Graduate and post-graduate unemployment


  • Chronically unemployed university graduates
  • Unemployed intellectuals
  • Professional unemployment
  • Graduate glut

Nature

A university education creates very high employment expectations. In some countries, a university degree may be looked upon almost as a guarantee of a soft and secure job in the government service, and in most it is assumed to be a membership card of the elite class. But, even in rapidly modernizing countries, the purely administrative jobs in the government service become filled fairly rapidly: for example, the demand for lawyers is certainly not as great as the demand for technically trained personnel. And in those societies where large enterprises are owned and managed by members of family dynasties, even the opportunities for professionally trained engineers and technicians may be limited, at least in the early stages of development.

Incidence

[Developing countries]

In many developing countries there appear to be too many lawyers or too many arts graduates, and there may also be instances of unemployed or underemployed engineers, scientists, economists, and even agronomists. The unused intellectual, however, is sometimes unemployed because he is unwilling to accept work which he considers beneath his educational level.

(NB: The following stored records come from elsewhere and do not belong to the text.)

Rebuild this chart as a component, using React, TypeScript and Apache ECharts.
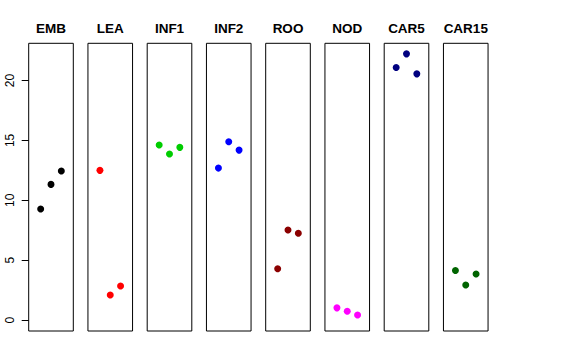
import React, { useEffect, useRef } from "react";
import * as echarts from "echarts";

const panels = ["EMB", "LEA", "INF1", "INF2", "ROO", "NOD", "CAR5", "CAR15"];
const colors = ["#000000", "#FF0000", "#00CD00", "#0000FF", "#8B0000", "#FF00FF", "#000080", "#006400"];
const xPositions = [1, 2, 3];
const EMB = [9.28, 11.33, 12.44];
const LEA = [12.5, 2.11, 2.86];
const INF1 = [14.61, 13.86, 14.42];
const INF2 = [12.69, 14.89, 14.19];
const ROO = [4.3, 7.53, 7.25];
const NOD = [1.03, 0.75, 0.44];
const CAR5 = [21.08, 22.22, 20.55];
const CAR15 = [4.14, 2.94, 3.86];
const values = [EMB, LEA, INF1, INF2, ROO, NOD, CAR5, CAR15];
const yTicks = [0, 5, 10, 15, 20];

export default function App() {
  const ref = useRef<HTMLDivElement>(null);
  useEffect(() => {
    if (!ref.current) return;
    const chart = echarts.init(ref.current, null, { renderer: "svg" });
    const yMin = -0.9;
    const yMax = 23.1;
    const top = 43.3;
    const bottom = 331;
    const h = bottom - top;
    const pxPerUnit = h / (yMax - yMin);
    const grids: any[] = [];
    const xAxes: any[] = [];
    const yAxes: any[] = [];
    const series: any[] = [];
    panels.forEach((name, i) => {
      grids.push({
        left: 28.7 + i * 59.25,
        top,
        width: 44.6,
        height: h,
        show: true,
        borderColor: "#000",
        borderWidth: 1,
        backgroundColor: "transparent",
      });
      xAxes.push({
        type: "value",
        gridIndex: i,
        min: -0.16,
        max: 4.16,
        position: "top",
        name,
        nameLocation: "middle",
        nameGap: 8,
        nameTextStyle: { fontFamily: "Liberation Sans", fontWeight: "bold", fontSize: 13.5, color: "#000" },
        axisLine: { show: false },
        axisTick: { show: false },
        axisLabel: { show: false },
        splitLine: { show: false },
      });
      yAxes.push({
        type: "value",
        gridIndex: i,
        min: yMin,
        max: yMax,
        show: false,
        splitLine: { show: false },
      });
      series.push({
        type: "scatter",
        xAxisIndex: i,
        yAxisIndex: i,
        symbolSize: 7,
        itemStyle: { color: colors[i], opacity: 1 },
        data: xPositions.map((x, j) => [x, values[i][j]]),
      });
    });
    // y axis overlay (0..20)
    const axisTop = top + (yMax - yTicks[yTicks.length - 1]) * pxPerUnit;
    const axisH = (yTicks[yTicks.length - 1] - yTicks[0]) * pxPerUnit;
    grids.push({ left: 28.7, top: axisTop, width: 44.6, height: axisH, show: false });
    xAxes.push({ type: "value", gridIndex: 8, show: false, min: 0, max: 1 });
    yAxes.push({
      type: "value",
      gridIndex: 8,
      min: 0,
      max: 20,
      interval: 5,
      axisLine: { show: false },
      axisTick: { show: true, length: 7, lineStyle: { color: "#000", width: 1 } },
      axisLabel: {
        rotate: 90,
        margin: 13,
        fontFamily: "Liberation Sans",
        fontSize: 12,
        color: "#000",
      },
      splitLine: { show: false },
    });
    chart.setOption({
      animation: false,
      backgroundColor: "#fff",
      grid: grids,
      xAxis: xAxes,
      yAxis: yAxes,
      series,
    });
    return () => chart.dispose();
  }, []);
  return <div ref={ref} style={{ position: "fixed", left: 0, top: 0, width: 576, height: 360 }} />;
}
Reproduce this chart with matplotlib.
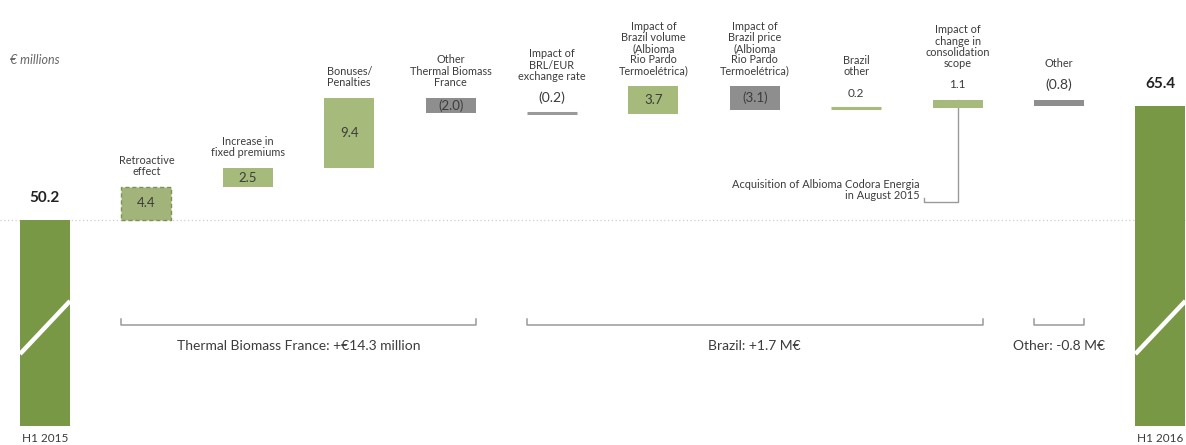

[Industrialized countries]

Universities in developed countries have organized themselves to increase considerably the number of post-graduate students. The demand for such students is now decreasing, with the result that there is a considerable rise in postgraduate unemployment. This decrease has in part been due to decreases in government expenditure on research as a result of national economic problems.

Claim

  1. This unemployment of intellectuals occurs or increases when the education available is not oriented towards the types of employment or service required by the true needs of society, or when there is less demand for work which requires education, at least professional education, than for manual labour, or when it is less well paid. (Papal Encyclical, Laborem Exercens, 14 September 1981).